Noosa reptile sighting might be a croc, but I've been up close with the real thing
'At first I thought it was a bit of driftwood, but then it moved,' said local Ross Buckley, who was taking a sunrise stroll on Sunday morning. 'I quickly put the dog on the lead and kept my distance. Not sure what's going on with wildlife lately but this gave me a real fright.'
A few hours later, there was another sighting, this time by boatie James Graham, whose photo of his underwater 'fish finder' showed a crocodile-shaped image.
'Tell me that's not a croc – it's got the tail, it's got the snout,' he exclaimed. 'That's bizarre.'
Naturally, there was little reaction from the authorities, who are presumably looking for cane toads. A statement from the Department of the Environment, Tourism, Science and Innovation said, 'we are … investigating the matter further.'
'The Boyne River near Gladstone, some 300 kilometres to the north, is commonly considered the southern boundary of typical crocodile habitat.'
The people of Noosa need to calm down. I grew up on an agricultural college in Papua New Guinea. In the 1960s, Fitzcarraldo -style, my father carved out a new community in the rainforest 50 kilometres outside Rabaul on the island of New Britain. But instead of building an opera house, he created a teaching farm; we had cattle, horses, pigs, about 50,000 species of insect and spiders so large they ate birds.
We also had crocodiles – the place was overrun with them, but no-one seemed to pay them much attention.

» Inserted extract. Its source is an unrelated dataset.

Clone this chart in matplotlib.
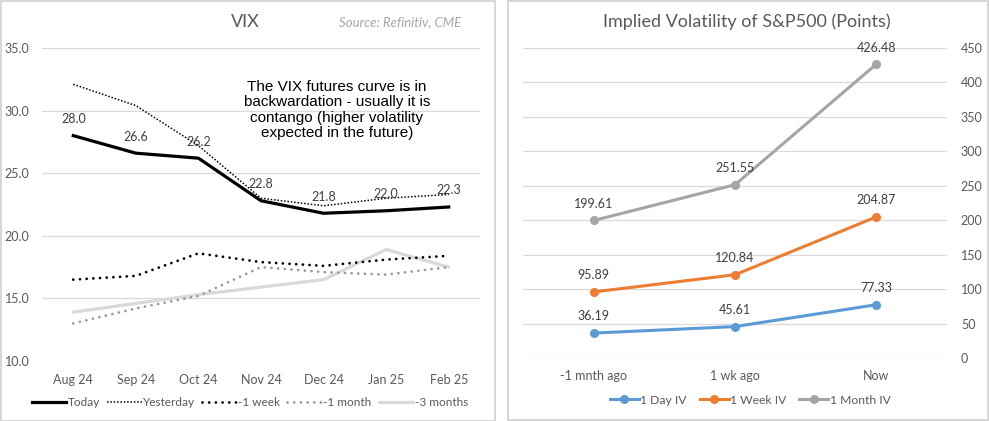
import matplotlib.pyplot as plt
from matplotlib.patches import Rectangle

# VIX futures curve
months = ["Aug 24", "Sep 24", "Oct 24", "Nov 24", "Dec 24", "Jan 25", "Feb 25"]
today = [28.0, 26.6, 26.2, 22.8, 21.8, 22.0, 22.3]
yesterday = [32.1, 30.4, 27.2, 23.0, 22.4, 23.0, 23.3]
week_ago = [16.5, 16.8, 18.6, 17.9, 17.6, 18.1, 18.4]
month_ago = [13.0, 14.2, 15.2, 17.5, 17.1, 16.9, 17.5]
three_months_ago = [13.9, 14.6, 15.3, 15.9, 16.5, 18.9, 17.5]

# S&P500 implied volatility (points)
periods = ["-1 mnth ago", "1 wk ago", "Now"]
day_iv = [36.19, 45.61, 77.33]
week_iv = [95.89, 120.84, 204.87]
month_iv = [199.61, 251.55, 426.48]

FONT = "Lato"
TICK_COLOR = "#595959"
LABEL_COLOR = "#404040"
GRID_COLOR = "#D9D9D9"

plt.rcParams["font.family"] = [FONT, "DejaVu Sans"]

fig = plt.figure(figsize=(9.89, 4.21), dpi=100)
W, H = 989, 421


def fig_rect(x0, y0, x1, y1):
    # pixel box (top-left origin) -> figure fraction [l, b, w, h]
    return [x0 / W, 1 - y1 / H, (x1 - x0) / W, (y1 - y0) / H]


# panel frames
for x0, y0, x1, y1 in [(0.5, 0.5, 495, 420.5), (508, 0.5, 988, 420)]:
    l, b, w, h = fig_rect(x0, y0, x1, y1)
    fig.add_artist(Rectangle((l, b), w, h, transform=fig.transFigure,
                             fill=False, edgecolor="#D0D0D0", linewidth=1.2))


def style_axes(ax):
    for s in ax.spines.values():
        s.set_visible(False)
    ax.grid(axis="y", color=GRID_COLOR, linewidth=0.9)
    ax.set_axisbelow(True)
    ax.tick_params(length=0, colors=TICK_COLOR, labelsize=9)


# ---- left: VIX ----
ax1 = fig.add_axes(fig_rect(42, 48, 480, 361))
style_axes(ax1)
x = range(len(months))
ax1.plot(x, three_months_ago, color="#D9D9D9", linewidth=2.3, solid_capstyle="round", label="-3 months")
ax1.plot(x, month_ago, color="#9A9A9A", linewidth=2.0, linestyle=(0, (0.01, 2.4)),
         dash_capstyle="round", label="-1 month")
ax1.plot(x, week_ago, color="black", linewidth=2.0, linestyle=(0, (0.01, 2.4)),
         dash_capstyle="round", label="-1 week")
ax1.plot(x, yesterday, color="black", linewidth=1.1, linestyle=(0, (1, 1.2)), label="Yesterday")
ax1.plot(x, today, color="black", linewidth=2.3, label="Today")
for i, v in enumerate(today):
    ax1.annotate(f"{v:.1f}", (i, v), xytext=(0, 12), textcoords="offset points",
                 ha="center", va="center", fontsize=9, color=LABEL_COLOR)
ax1.set_xlim(-0.5, len(months) - 0.5)
ax1.set_ylim(10, 35)
ax1.set_yticks([10, 15, 20, 25, 30, 35])
ax1.set_yticklabels([f"{t:.1f}" for t in [10, 15, 20, 25, 30, 35]])
ax1.set_xticks(list(x))
ax1.set_xticklabels(months)
ax1.tick_params(axis="x", pad=9)
ax1.tick_params(axis="y", pad=9)

fig.text(245 / W, 1 - 22 / H, "VIX", ha="center", va="center", fontsize=13, color=TICK_COLOR)
fig.text(461 / W, 1 - 22 / H, "Source: Refinitiv, CME", ha="right", va="center",
         fontsize=9.5, style="italic", color="#A6A6A6")
fig.text(337 / W, 1 - 110 / H,
         "The VIX futures curve is in\nbackwardation - usually it is\n"
         "contango (higher volatility\nexpected in the future)",
         ha="center", va="center", fontsize=11, family="Liberation Sans",
         color="black", linespacing=1.15)

h = {ln.get_label(): ln for ln in ax1.get_lines()}
order = ["Today", "Yesterday", "-1 week", "-1 month", "-3 months"]
fig.legend([h[k] for k in order], order, loc="center", bbox_to_anchor=(250 / W, 1 - 403 / H),
           ncol=5, frameon=False, fontsize=8.5, handlelength=2.9, handletextpad=0.15,
           columnspacing=0.6, labelcolor=TICK_COLOR)

# ---- right: S&P500 implied volatility ----
ax2 = fig.add_axes(fig_rect(523, 48, 947, 358))
style_axes(ax2)
xp = range(len(periods))
series = [("1 Day IV", day_iv, "#5B9BD5"), ("1 Week IV", week_iv, "#ED7D31"),
          ("1 Month IV", month_iv, "#A5A5A5")]
for name, vals, col in series:
    ax2.plot(xp, vals, color=col, linewidth=2.2, marker="o", markersize=5.5, label=name)
    for i, v in enumerate(vals):
        ax2.annotate(f"{v:.2f}", (i, v), xytext=(0, 12), textcoords="offset points",
                     ha="center", va="center", fontsize=9, color=LABEL_COLOR)
ax2.set_xlim(-0.5, len(periods) - 0.5)
ax2.set_ylim(0, 450)
ax2.set_yticks(range(0, 451, 50))
ax2.yaxis.tick_right()
ax2.set_xticks(list(xp))
ax2.set_xticklabels(periods)
ax2.tick_params(axis="x", pad=9)
ax2.tick_params(axis="y", pad=10)

fig.text(747 / W, 1 - 22 / H, "Implied Volatility of S&P500 (Points)", ha="center",
         va="center", fontsize=13, color=TICK_COLOR)
fig.legend(ax2.get_lines(), [s[0] for s in series], loc="center",
           bbox_to_anchor=(750 / W, 1 - 400 / H), ncol=3, frameon=False, fontsize=8.7,
           handlelength=2.4, handletextpad=0.1, columnspacing=1.1, labelcolor=TICK_COLOR)

fig.savefig("out.png", dpi=100)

My sisters and I would be taken to the beach for a swim with vague instructions about 'getting out of the water' at dusk because of the crocs. Our mother would then go back to reading The Feminine Mystique on the sand, untroubled by the possibility that she could go home with one fewer children than when she arrived.
One day my father announced with great fanfare that he was going to breed crocodiles. Did he not realise that he could simply drive to the beach, grab one by the tail and bring it back? But no; special equipment was purchased, eggs were harvested and placed inside an incubation chamber and we were taken to see the baby crocodiles hatch, the tiny horn on the top of their heads used to break open the shell.